Public health is a far from homogenous body, but it formed an unusually strong consensus around minimum unit pricing, in place in Scotland since May with Wales to follow next year. The situation in England is a sensitive one since the government was accused of backing away from the measure, under pressure from drinks industry lobbying.
The irony is that the Scottish government’s move to minimum pricing only escaped European competition laws because, while it started out as a whole population measure, its advocates were able to show that it is, as it turns out, a policy that targets heavier, riskier, drinkers. The success of that argument has prised open the possibility that perhaps whole population measures are not the only answer, and this doubt has been given an urgent impetus by austerity.
In May a report from Alcohol Concern, newly merged with Alcohol Research UK, identified a crisis in treatment services – it almost called it a ‘meltdown’. It showed that only 20% of those in need of help with their drinking are getting it, and the figure continues to fall as services are starved of resources, with reports of cuts of up to 58%.
The lack of political will to repair the welfare state means there is no guarantee that the hypothecated tax Alcohol Concern is arguing for will be effectively spent on alcohol treatment – any more than the recent freeze on beer duty will save the pub, as the official industry pre-Budget lobbying somewhat disingenuously implied.

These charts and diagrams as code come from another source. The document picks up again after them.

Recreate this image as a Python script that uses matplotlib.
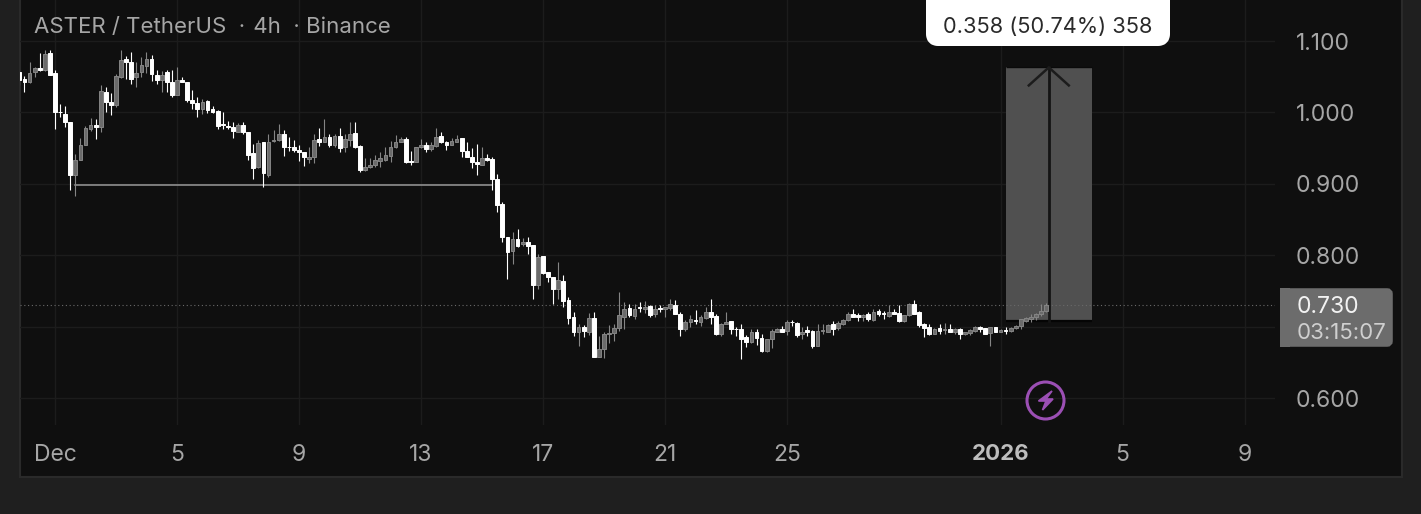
import matplotlib
matplotlib.use("Agg")
import matplotlib.pyplot as plt
import matplotlib.dates as mdates
from matplotlib.patches import Rectangle, FancyBboxPatch, Circle, Polygon
import numpy as np
import pandas as pd

W, H = 1421, 514

START = "2025-11-29 20:00"

opens = [1.057,1.047,1.042,1.056,1.062,1.059,1.083,1.055,1.001,0.998,
 .987,.913,.934,.955,.977,.982,.980,1.029,1.015,1.011,
 1.049,1.075,1.071,1.049,1.056,1.065,1.075,1.053,1.045,1.056,
 1.043,1.025,1.045,1.043,1.017,1.013,1.005,1.016,1.005,1.002,
 .984,.981,.980,.973,.983,.973,.943,.923,.958,.913,
 .960,.961,.970,.952,.951,.948,.944,.935,.937,.963,
 .959,.966,.954,.967,.951,.961,.971,.953,.919,.923,
 .927,.932,.934,.939,.951,.958,.963,.932,.931,.951,
 .954,.949,.953,.967,.958,.955,.959,.964,.946,.938,
 .930,.927,.936,.935,.907,.872,.825,.806,.822,.816,
 .818,.814,.758,.799,.776,.769,.753,.764,.737,.713,
 .693,.699,.692,.712,.657,.669,.690,.691,.698,.714,
 .726,.715,.727,.725,.729,.717,.726,.724,.726,.730,
 .718,.696,.707,.709,.707,.712,.720,.715,.689,.704,
 .708,.697,.696,.685,.678,.693,.684,.666,.682,.693,
 .697,.694,.707,.705,.689,.695,.694,.673,.694,.693,
 .704,.698,.704,.709,.718,.716,.713,.718,.709,.722,
 .719,.715,.720,.719,.708,.716,.732,.720,.703,.700,
 .690,.698,.695,.696,.692,.696,.690,.691,.694,.700,
 .698,.691,.699,.693,.695,.694,.698,.701,.708,.710,
 .713,.717,.722]

highs = [1.057,1.051,1.070,1.064,1.083,1.087,1.087,1.059,1.012,1.009,
 .987,.942,.964,.981,.992,.991,1.039,1.036,1.027,1.054,
 1.087,1.079,1.084,1.070,1.078,1.084,1.080,1.059,1.058,1.060,
 1.060,1.063,1.050,1.043,1.032,1.021,1.019,1.017,1.009,1.003,
 1.001,.988,.986,.985,.986,.973,.956,.961,.958,.970,
 .975,.984,.976,.965,.962,.954,.944,.951,.970,.978,
 .991,.970,.970,.978,.970,.986,.986,.955,.936,.936,
 .941,.944,.952,.960,.968,.966,.966,.946,.952,.963,
 .958,.959,.978,.972,.960,.964,.968,.964,.959,.950,
 .956,.951,.942,.937,.914,.875,.825,.833,.836,.824,
 .826,.814,.802,.799,.776,.769,.790,.772,.741,.720,
 .704,.702,.719,.720,.687,.693,.702,.704,.748,.734,
 .731,.732,.734,.736,.730,.730,.730,.727,.739,.737,
 .721,.709,.716,.723,.716,.727,.739,.717,.705,.720,
 .708,.700,.704,.688,.696,.696,.689,.683,.696,.698,
 .701,.709,.709,.707,.700,.701,.695,.703,.703,.703,
 .708,.708,.710,.720,.725,.719,.718,.720,.724,.725,
 .722,.730,.724,.730,.716,.733,.737,.722,.705,.704,
 .698,.703,.705,.704,.698,.698,.693,.696,.701,.701,
 .698,.699,.700,.696,.700,.699,.702,.711,.713,.718,
 .719,.732,.733]

lows = [1.038,1.029,1.041,1.050,1.058,1.058,1.053,.977,.993,.979,
 .891,.883,.933,.954,.974,.963,.973,1.001,.997,1.008,
 1.048,1.047,1.040,1.036,1.050,1.055,1.044,1.040,1.029,1.029,
 1.022,1.024,1.042,1.014,1.005,.994,.998,.999,.999,.977,
 .977,.977,.964,.973,.970,.933,.907,.922,.896,.910,
 .959,.960,.939,.946,.945,.932,.925,.929,.929,.953,
 .958,.951,.951,.945,.945,.953,.950,.916,.918,.922,
 .924,.923,.932,.930,.950,.958,.929,.926,.930,.950,
 .945,.946,.952,.957,.948,.954,.959,.938,.937,.922,
 .913,.926,.932,.891,.861,.819,.767,.788,.812,.813,
 .802,.739,.753,.774,.762,.731,.738,.728,.704,.687,
 .673,.686,.688,.657,.657,.656,.677,.680,.694,.697,
 .714,.711,.721,.719,.714,.714,.721,.714,.723,.717,
 .687,.694,.700,.704,.701,.711,.704,.688,.687,.703,
 .690,.687,.655,.672,.677,.674,.665,.665,.670,.692,
 .692,.688,.701,.686,.683,.687,.670,.673,.690,.692,
 .688,.695,.702,.708,.713,.708,.708,.708,.708,.715,
 .711,.714,.718,.707,.707,.715,.717,.700,.686,.688,
 .689,.689,.690,.692,.690,.683,.688,.688,.693,.692,
 .690,.673,.692,.692,.690,.693,.696,.696,.707,.707,
 .709,.715,.721]

closes = [1.045,1.043,1.055,1.062,1.059,1.082,1.053,1.000,1.000,.986,
 .913,.934,.955,.978,.982,.979,1.030,1.014,1.011,1.051,
 1.074,1.070,1.047,1.055,1.066,1.075,1.054,1.045,1.053,1.042,
 1.025,1.045,1.042,1.017,1.013,1.005,1.015,1.004,1.001,.981,
 .982,.979,.974,.983,.973,.941,.922,.957,.915,.959,
 .962,.970,.951,.951,.947,.944,.937,.938,.962,.959,
 .965,.954,.967,.950,.963,.970,.951,.919,.923,.927,
 .933,.936,.940,.951,.959,.963,.930,.930,.951,.954,
 .949,.954,.965,.958,.955,.960,.963,.946,.938,.930,
 .928,.936,.934,.907,.871,.825,.805,.822,.813,.818,
 .813,.758,.797,.775,.769,.753,.765,.736,.712,.692,
 .699,.694,.712,.657,.668,.690,.691,.698,.716,.724,
 .716,.725,.726,.727,.716,.724,.725,.727,.731,.718,
 .697,.707,.711,.708,.713,.720,.714,.689,.704,.707,
 .696,.696,.683,.679,.693,.684,.666,.682,.694,.696,
 .693,.707,.706,.688,.693,.692,.673,.694,.695,.702,
 .697,.705,.709,.718,.714,.714,.716,.710,.721,.717,
 .718,.720,.718,.708,.716,.732,.718,.702,.698,.690,
 .697,.694,.696,.693,.696,.689,.692,.695,.700,.697,
 .690,.699,.692,.695,.694,.698,.701,.710,.712,.714,
 .717,.722,.730]

y_ticks = [0.6, 0.7, 0.8, 0.9, 1.0, 1.1]
y_labels = ["0.600", "", "0.800", "0.900", "1.000", "1.100"]
x_tick_dates = ["2025-12-01","2025-12-05","2025-12-09","2025-12-13","2025-12-17",
                "2025-12-21","2025-12-25","2026-01-01","2026-01-05","2026-01-09"]
x_labels = ["Dec","5","9","13","17","21","25","2026","5","9"]

support_price = 0.898
support_start, support_end = "2025-12-01 16:00", "2025-12-15 08:00"
last_price = 0.730
measure_base, measure_top = 0.708, 1.063
measure_start, measure_end = "2026-01-01 04:00", "2026-01-04 00:00"
measure_mid = "2026-01-02 14:00"

FONT = "Inter"
OUTER, PANEL, GRID = "#1f1f1f", "#0f0f0f", "#1c1c1c"
TXT = "#a6a6a6"

plt.rcParams["font.family"] = [FONT, "DejaVu Sans"]
fig = plt.figure(figsize=(W/100, H/100), dpi=100, facecolor=OUTER)

# panel background (pixel overlay)
bg = fig.add_axes([0, 0, 1, 1], zorder=0)
bg.set_xlim(0, W); bg.set_ylim(H, 0); bg.axis("off")
bg.add_patch(Rectangle((19.5, -2), 1382.5, 479, fc=PANEL, ec="#2a2a2a", lw=1.5))

# price chart
L, R, T, B = 20, 1275, 0, 425
ax = fig.add_axes([L/W, 1-B/H, (R-L)/W, (B-T)/H], zorder=1)
ax.patch.set_alpha(0)
for s in ax.spines.values():
    s.set_visible(False)

d0 = mdates.date2num(pd.Timestamp("2025-12-01"))
PX_DAY = 30.5
ax.set_xlim(d0 + (L-55)/PX_DAY, d0 + (R-55)/PX_DAY)
PX_UNIT = 714.0
ax.set_ylim(1.1 - (B-41)/PX_UNIT, 1.1 + (41-T)/PX_UNIT)

ax.set_yticks(y_ticks); ax.set_yticklabels(y_labels)
ax.set_xticks(mdates.date2num(pd.to_datetime(x_tick_dates))); ax.set_xticklabels(x_labels)
ax.yaxis.tick_right()
ax.tick_params(axis="y", length=0, pad=15, labelsize=16.5, labelcolor=TXT)
ax.tick_params(axis="x", length=0, pad=13.5, labelsize=16.5, labelcolor=TXT)
for lbl in ax.get_yticklabels():
    lbl.set_va("center_baseline")
ax.get_xticklabels()[7].set_fontweight("bold")
ax.get_xticklabels()[7].set_fontsize(16)
ax.get_xticklabels()[7].set_color("#bdbdbd")
ax.grid(True, color=GRID, lw=1.0, zorder=0)
ax.set_axisbelow(True)

t = mdates.date2num(pd.date_range(START, periods=len(opens), freq="4h"))
o, h, l, c = map(np.array, (opens, highs, lows, closes))
up = c > o

# measuring tool
ms, me, mm = [mdates.date2num(pd.Timestamp(v)) for v in (measure_start, measure_end, measure_mid)]
ax.add_patch(Rectangle((ms, measure_base), me-ms, measure_top-measure_base,
                       fc="#505050", ec="none", zorder=1.5))
ax.plot([ms, me], [measure_base]*2, color="#050505", lw=1.6, zorder=1.6, solid_capstyle="butt")
ax.plot([ms, me], [measure_top]*2, color="#0a0a0a", lw=1.0, zorder=1.6, solid_capstyle="butt")
ax.plot([mm, mm], [measure_base, measure_top], color="#141414", lw=2.0, zorder=1.7)
dx, dy = 20/PX_DAY, 18/PX_UNIT
ax.plot([mm-dx, mm, mm+dx], [measure_top-dy, measure_top, measure_top-dy],
        color="#1c1c1c", lw=1.8, zorder=1.7)

# candles
BW = 3.7/PX_DAY
ax.vlines(t[~up], l[~up], h[~up], color="#ffffff", lw=0.8, zorder=3)
ax.vlines(t[up], l[up], h[up], color="#858585", lw=0.8, zorder=3)
ax.bar(t[~up], (o-c)[~up], bottom=c[~up], width=BW, color="#ffffff", edgecolor="#ffffff", lw=0.7, zorder=4)
ax.bar(t[up], (c-o)[up], bottom=o[up], width=BW, color="#6b6b6b", edgecolor="#858585", lw=0.7, zorder=4)

# drawn support line
ax.plot(mdates.date2num(pd.to_datetime([support_start, support_end])),
        [support_price]*2, color="#989898", lw=1.1, zorder=2.5)

# last price line
ax.axhline(last_price, color="#6a6a6a", lw=0.8, ls=(0, (1, 2.4)), zorder=2)

# overlay in pixels
ov = fig.add_axes([0, 0, 1, 1], zorder=2)
ov.set_xlim(0, W); ov.set_ylim(H, 0); ov.axis("off")
ov.patch.set_alpha(0)

ov.text(34, 27, "ASTER / TetherUS  · \u200a4h  · Binance", color=TXT, fontsize=16,
        va="center", ha="left")

ov.add_patch(FancyBboxPatch((932, -6), 232, 46, boxstyle="round,pad=0,rounding_size=6",
                            mutation_aspect=1, fc="#ffffff", ec="#ffffff", lw=12/1.39, zorder=5,
                            joinstyle="round"))
ov.text(1048, 27, "0.358 (50.74%) 358", color="#2a2a2a", fontsize=15.7, ha="center",
        va="center", zorder=6)

ov.add_patch(FancyBboxPatch((1283, 291), 107, 53, boxstyle="round,pad=0,rounding_size=3",
                            fc="#6c6c6c", ec="#6c6c6c", lw=4, zorder=5))
ov.add_patch(Rectangle((1280, 288), 10, 59, fc="#6c6c6c", ec="none", zorder=5))
ov.text(1297, 307, "0.730", color="#f2f2f2", fontsize=16.5, va="center", ha="left", zorder=6)
ov.text(1297, 333, "03:15:07", color="#cfcfcf", fontsize=16, va="center", ha="left", zorder=6)

PURPLE = "#9b4fb4"
ov.add_patch(Circle((1045.5, 400.5), 18.5, fc="none", ec=PURPLE, lw=2.2, zorder=5))
ov.add_patch(Polygon([(1052, 391), (1038.5, 401), (1046, 401), (1042.5, 410),
                      (1053, 399), (1046, 399)], closed=True, fc=PURPLE, ec=PURPLE, lw=1.2,
                     joinstyle="miter", zorder=5))

fig.savefig("out.png", dpi=100, facecolor=OUTER)
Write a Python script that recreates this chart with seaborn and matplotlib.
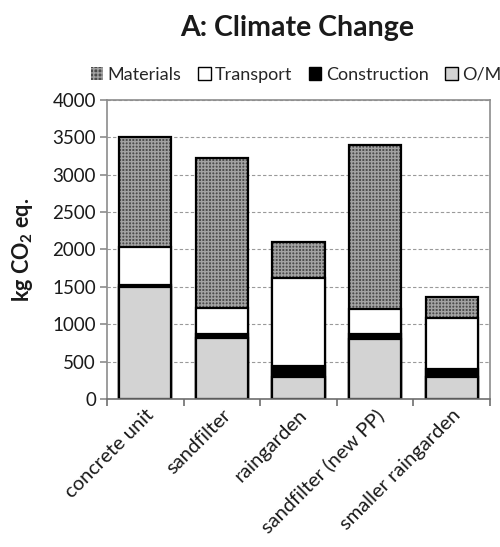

Under a left-wing Labour government, and in the context of a long overdue review of the structures of alcohol taxation, including VAT, it might turn out to be a good idea. However it’s done, though, restoring and improving treatment services has become an urgent task. Beyond that, there is no simple policy wish-list that can fully address the alcohol question (nor, indeed, the pub question). It can only be approached from a broad social perspective that steps out of the polarised arguments that rage ever more ferocious between the drinks industry and public health.
Both positions, it can be argued, have their roots in neoliberal capitalism. Lalonde’s concept of a ‘new’ public health was taken up in an, admittedly, idiosyncratic fashion by Bruun et al, yet like the industry’s attempts to restore the ‘alcoholic’ approach, the whole population approach is essentially an individualist perspective in which a constructed rational subjectivity, here with free will, there under pressure from price and scarcity, chooses a healthy lifestyle.
They are two sides of the same coin, and what we need is a new coin. Another paradigm shift is due that takes us away from the bankruptcy of the alcoholic, disease model, and towards something more like the ‘old’ public health in which conditions are created in which people might enjoy a drink, and even get a little squiffy, without slithering into difficulties.
Exactly why the positive benefits of social drinking that human beings have enjoyed for most of their existence – and still enjoy today – should, in the modern age, cause problems of excess for some individuals is not well understood. The pink elephant in the bar-room, however, is that mortality statistics consistently show that the poorest fifth of the population are six to seven times more likely than the wealthiest fifth to die an alcohol related death – despite drinking less.
Yet this ‘alcohol harm paradox’, as it’s known, is not a paradox at all. Health in general is socially determined, a matter of class and a matter of the political will to address poverty and deprivation, to create a healthier society for all. And that should include a regulated environment that does not simply restrict alcohol availability but encourages the healthy drinking behaviours that can enrich our lives and strengthen social bonds.